My comment may contain irony, since it turned your rebuttal against you, but it is also perfectly accurate: No Pope can claim infallible status through the ordinary magisterium for a novelty:
“Thus the truth that is taught must be proposed as already defined, or as what has always been believed or accepted in the Church, or attested by the unanimous and constant agreement of theologians as being a Catholic truth [which is therefore] strictly obligatory for all the faithful." ("Infaillibilite du Pape", DTC, vol. VII, col. 1705)”
https://sspx.org/en/clear-ideas-popes-infallible-magisterium
Obviously, teachings which fail this test can hardly lay claim to infallibility
PS: The article containing the quote is outstanding.
This may be the best definition of the Church's Magisterium that I've seen so far. Good find!
Not infallible in an extraordinary,solemn manner, but according to the Supreme Ordinary Magisterium:
There are those who ask what is the authority, the theological qualification, that the Council wished to attribute to its teachings, knowing that it has avoided giving solemn dogmatic definitions, committing the infallibility of the ecclesiastical magisterium. And the answer is known to those who remember the conciliar declaration of March 6, 1964, repeated on November 16, 1964: given the pastoral character of the Council, it avoided pronouncing in an extraordinary way dogmas endowed with the note of infallibility; but it has nevertheless endowed its teachings with the authority of the supreme ordinary magisterium which ordinary and so clearly authentic magisterium must be accepted docilely and sincerely by all the faithful, according to the mind of the Council regarding the nature and purposes of the individual docuмents. - Paul VI, General Audience, January 12, 1966.
First, note how the pope quotes himself in answer to what authority the Council wished to attribute to it's teachings.
Second, the lie here is that the Council's teachings are endowed with the authority of the (supreme?) ordinary magisterium.
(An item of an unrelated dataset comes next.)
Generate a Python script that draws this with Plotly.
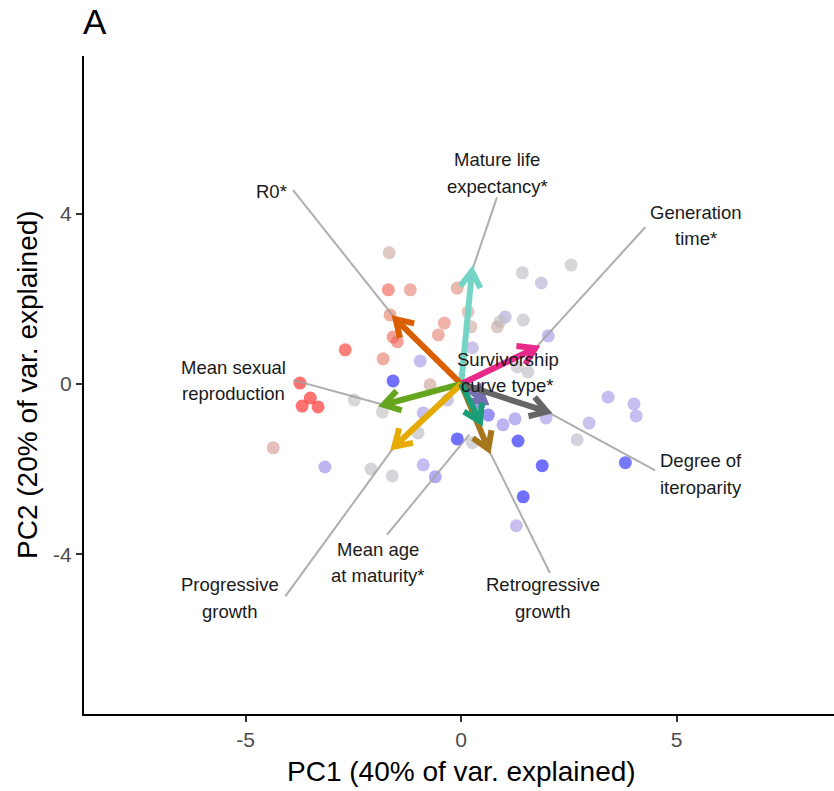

The Church's Ordinary Magisterium is, per Pope Pius IX, simply: "
...all that has been handed down as divinely revealed by the ordinary teaching authority of the entire Church spread over the whole world, and which, for this reason, Catholic theologians, with a universal and constant consent, regard as being of the faith." - Tuas Libenter
He goes on to say it's teachings must be accepted according to the mind of the council, which is to say they should be accepted according to the mind of revolutionaries, not according to the mind of the Church.
It is well known that many of the Council's teachings are new, and some are even previously condemned by the Church, effectively proving that Pope Paul VI's words to be false. What we don't know and what we can never know in this world, is if he lied on purpose or if he actually believed that what he said was the truth.